RECORDS SUPPLIED:
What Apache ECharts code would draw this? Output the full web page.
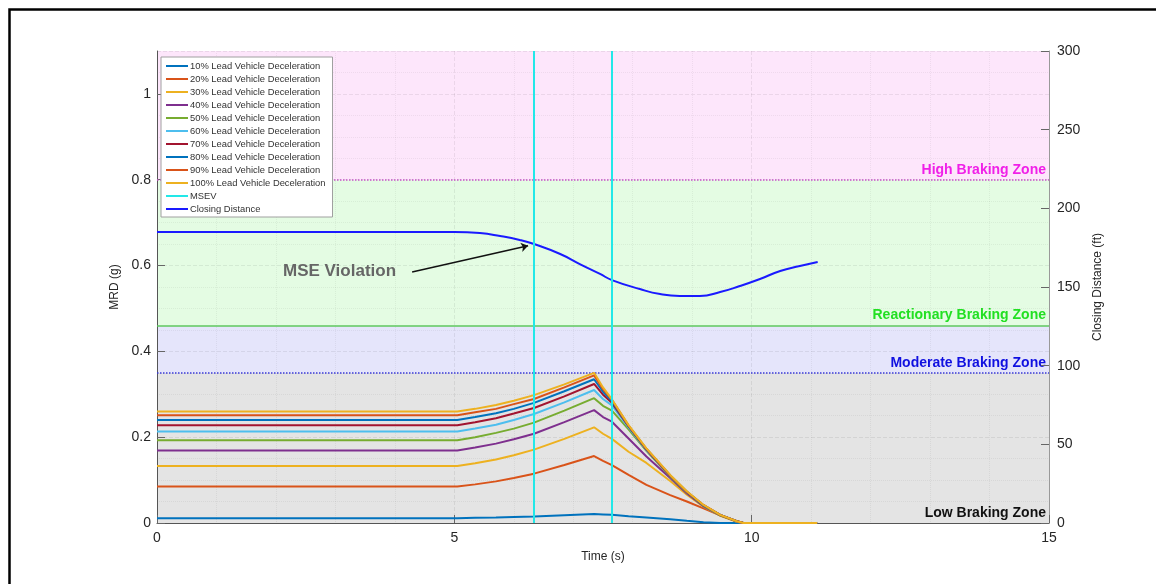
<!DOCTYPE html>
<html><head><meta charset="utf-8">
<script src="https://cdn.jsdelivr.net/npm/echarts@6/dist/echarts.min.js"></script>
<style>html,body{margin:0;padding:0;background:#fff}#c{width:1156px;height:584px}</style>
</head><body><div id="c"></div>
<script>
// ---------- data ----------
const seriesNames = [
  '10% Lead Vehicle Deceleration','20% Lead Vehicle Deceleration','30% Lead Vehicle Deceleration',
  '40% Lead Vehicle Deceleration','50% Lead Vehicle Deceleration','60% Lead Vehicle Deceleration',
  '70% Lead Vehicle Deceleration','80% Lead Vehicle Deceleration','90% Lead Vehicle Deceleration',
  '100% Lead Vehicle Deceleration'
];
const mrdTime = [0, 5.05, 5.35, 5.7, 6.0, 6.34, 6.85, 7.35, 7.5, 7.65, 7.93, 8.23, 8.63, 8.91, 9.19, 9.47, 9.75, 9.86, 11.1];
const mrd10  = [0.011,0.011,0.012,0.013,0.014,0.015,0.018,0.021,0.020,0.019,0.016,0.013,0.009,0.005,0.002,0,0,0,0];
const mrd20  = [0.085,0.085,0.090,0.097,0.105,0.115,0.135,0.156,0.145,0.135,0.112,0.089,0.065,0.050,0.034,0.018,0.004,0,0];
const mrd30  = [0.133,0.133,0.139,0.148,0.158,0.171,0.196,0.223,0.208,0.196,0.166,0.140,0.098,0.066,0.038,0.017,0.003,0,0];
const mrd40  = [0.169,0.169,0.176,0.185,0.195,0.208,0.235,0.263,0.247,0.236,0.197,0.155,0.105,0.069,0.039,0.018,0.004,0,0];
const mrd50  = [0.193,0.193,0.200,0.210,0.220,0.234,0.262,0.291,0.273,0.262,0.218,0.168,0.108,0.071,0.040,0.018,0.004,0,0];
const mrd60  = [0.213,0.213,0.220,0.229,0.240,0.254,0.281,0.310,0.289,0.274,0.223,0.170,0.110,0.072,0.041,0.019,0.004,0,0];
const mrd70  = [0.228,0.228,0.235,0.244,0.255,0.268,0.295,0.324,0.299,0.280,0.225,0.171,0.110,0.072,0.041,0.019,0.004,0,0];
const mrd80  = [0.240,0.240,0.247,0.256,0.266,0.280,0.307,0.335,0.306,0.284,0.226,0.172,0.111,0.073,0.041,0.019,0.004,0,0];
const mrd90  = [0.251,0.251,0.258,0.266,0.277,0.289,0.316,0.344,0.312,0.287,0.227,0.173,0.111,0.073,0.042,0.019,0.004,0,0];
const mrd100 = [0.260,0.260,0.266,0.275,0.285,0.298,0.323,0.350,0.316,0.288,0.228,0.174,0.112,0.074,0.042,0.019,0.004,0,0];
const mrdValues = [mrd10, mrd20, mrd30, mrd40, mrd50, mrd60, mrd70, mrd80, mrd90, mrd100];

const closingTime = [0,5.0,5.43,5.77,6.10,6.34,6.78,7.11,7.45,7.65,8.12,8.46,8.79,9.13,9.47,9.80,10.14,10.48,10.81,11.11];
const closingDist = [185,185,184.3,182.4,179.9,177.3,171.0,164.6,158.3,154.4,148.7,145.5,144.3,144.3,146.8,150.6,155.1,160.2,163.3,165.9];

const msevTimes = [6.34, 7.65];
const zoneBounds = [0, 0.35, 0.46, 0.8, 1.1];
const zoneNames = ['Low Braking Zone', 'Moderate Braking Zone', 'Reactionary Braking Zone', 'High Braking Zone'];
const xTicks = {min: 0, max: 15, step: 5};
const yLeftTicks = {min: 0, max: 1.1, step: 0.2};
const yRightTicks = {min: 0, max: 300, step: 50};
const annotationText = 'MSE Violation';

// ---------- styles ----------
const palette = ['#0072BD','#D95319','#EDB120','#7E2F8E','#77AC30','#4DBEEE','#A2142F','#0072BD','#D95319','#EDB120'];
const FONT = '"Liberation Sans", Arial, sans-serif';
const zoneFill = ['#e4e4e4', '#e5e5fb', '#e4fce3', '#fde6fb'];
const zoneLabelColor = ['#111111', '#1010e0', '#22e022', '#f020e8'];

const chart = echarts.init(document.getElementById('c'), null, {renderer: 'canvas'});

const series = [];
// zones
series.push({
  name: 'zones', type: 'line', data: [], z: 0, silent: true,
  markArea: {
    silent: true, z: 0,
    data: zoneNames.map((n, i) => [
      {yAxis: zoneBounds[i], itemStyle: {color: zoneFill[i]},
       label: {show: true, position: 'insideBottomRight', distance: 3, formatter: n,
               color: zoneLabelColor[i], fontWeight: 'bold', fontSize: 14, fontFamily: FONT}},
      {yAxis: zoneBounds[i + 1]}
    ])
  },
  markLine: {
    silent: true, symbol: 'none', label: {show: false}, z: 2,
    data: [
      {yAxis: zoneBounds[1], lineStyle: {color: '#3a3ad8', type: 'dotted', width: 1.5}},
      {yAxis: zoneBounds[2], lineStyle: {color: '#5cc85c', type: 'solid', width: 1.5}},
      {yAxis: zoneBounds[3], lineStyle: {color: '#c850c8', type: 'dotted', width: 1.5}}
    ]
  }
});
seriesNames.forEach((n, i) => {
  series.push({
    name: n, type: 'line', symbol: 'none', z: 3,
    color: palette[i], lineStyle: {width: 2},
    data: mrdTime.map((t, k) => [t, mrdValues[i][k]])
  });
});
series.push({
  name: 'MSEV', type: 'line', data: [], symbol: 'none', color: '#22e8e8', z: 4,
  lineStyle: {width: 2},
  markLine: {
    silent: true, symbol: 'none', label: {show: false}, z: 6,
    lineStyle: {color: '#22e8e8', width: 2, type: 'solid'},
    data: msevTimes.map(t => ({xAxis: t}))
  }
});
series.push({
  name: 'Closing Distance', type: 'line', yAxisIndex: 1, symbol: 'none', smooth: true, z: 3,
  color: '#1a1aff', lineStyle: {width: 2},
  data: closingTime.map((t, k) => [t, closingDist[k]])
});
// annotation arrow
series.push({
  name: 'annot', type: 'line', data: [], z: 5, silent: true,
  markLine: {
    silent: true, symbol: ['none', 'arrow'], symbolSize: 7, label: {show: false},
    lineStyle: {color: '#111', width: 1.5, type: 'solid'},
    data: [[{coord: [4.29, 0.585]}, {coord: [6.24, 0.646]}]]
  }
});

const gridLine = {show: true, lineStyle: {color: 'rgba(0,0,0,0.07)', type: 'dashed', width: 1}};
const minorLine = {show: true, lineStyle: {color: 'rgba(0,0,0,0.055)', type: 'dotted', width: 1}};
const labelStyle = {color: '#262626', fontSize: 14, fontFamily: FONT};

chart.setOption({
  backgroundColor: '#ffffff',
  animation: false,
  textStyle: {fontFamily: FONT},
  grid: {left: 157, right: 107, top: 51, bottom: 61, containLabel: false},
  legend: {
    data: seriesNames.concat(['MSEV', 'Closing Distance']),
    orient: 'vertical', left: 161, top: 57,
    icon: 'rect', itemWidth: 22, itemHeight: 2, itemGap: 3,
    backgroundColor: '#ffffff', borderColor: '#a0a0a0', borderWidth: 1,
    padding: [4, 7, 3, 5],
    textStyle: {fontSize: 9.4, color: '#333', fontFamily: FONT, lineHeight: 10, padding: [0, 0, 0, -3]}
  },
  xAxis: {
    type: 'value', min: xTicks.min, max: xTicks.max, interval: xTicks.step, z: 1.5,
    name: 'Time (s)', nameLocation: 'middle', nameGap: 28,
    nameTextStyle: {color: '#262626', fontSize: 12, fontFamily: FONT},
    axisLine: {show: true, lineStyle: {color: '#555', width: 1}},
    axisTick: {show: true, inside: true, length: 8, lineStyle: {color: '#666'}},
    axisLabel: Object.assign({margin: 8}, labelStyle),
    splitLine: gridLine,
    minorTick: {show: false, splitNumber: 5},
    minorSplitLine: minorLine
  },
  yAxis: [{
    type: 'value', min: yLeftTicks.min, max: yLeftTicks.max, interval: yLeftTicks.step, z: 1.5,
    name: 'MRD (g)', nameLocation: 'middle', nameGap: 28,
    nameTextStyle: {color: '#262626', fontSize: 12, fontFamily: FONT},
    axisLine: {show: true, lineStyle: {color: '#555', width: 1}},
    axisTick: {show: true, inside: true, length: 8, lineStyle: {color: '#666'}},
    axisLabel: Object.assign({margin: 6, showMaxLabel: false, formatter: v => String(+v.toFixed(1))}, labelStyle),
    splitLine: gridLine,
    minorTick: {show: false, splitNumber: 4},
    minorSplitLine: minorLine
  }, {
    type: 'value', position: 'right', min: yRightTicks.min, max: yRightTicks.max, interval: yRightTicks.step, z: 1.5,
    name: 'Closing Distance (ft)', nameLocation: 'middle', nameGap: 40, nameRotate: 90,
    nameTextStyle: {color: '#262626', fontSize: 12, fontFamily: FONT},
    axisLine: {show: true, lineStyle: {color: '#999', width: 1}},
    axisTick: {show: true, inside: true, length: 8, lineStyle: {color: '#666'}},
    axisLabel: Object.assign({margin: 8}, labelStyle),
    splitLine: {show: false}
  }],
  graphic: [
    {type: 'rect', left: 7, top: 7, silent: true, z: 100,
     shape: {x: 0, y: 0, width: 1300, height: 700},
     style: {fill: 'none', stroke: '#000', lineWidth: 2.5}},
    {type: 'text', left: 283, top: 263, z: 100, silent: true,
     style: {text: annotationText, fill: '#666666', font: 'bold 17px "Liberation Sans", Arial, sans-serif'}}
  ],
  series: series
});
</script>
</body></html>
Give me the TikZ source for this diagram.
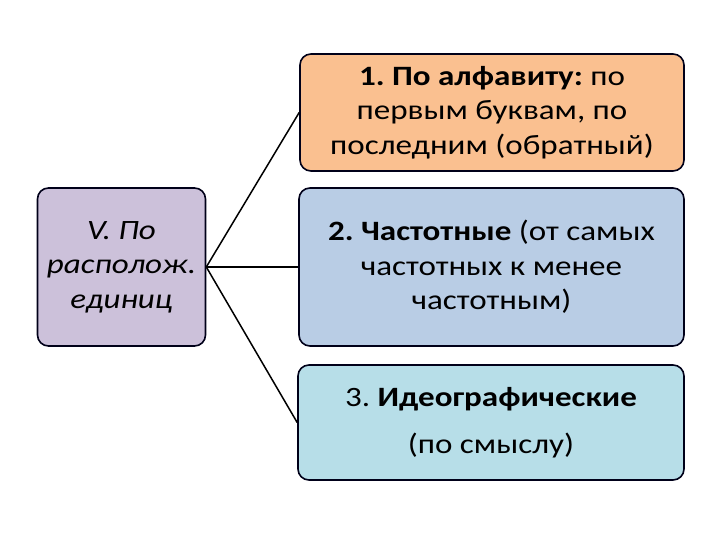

YOUR GOAL:
Each line in the data that holds the string "this" should be found and copied.

EXPECTED OUTPUT:
What Apache ECharts code would draw this? Output the full web page.
Give me the TikZ source for this diagram.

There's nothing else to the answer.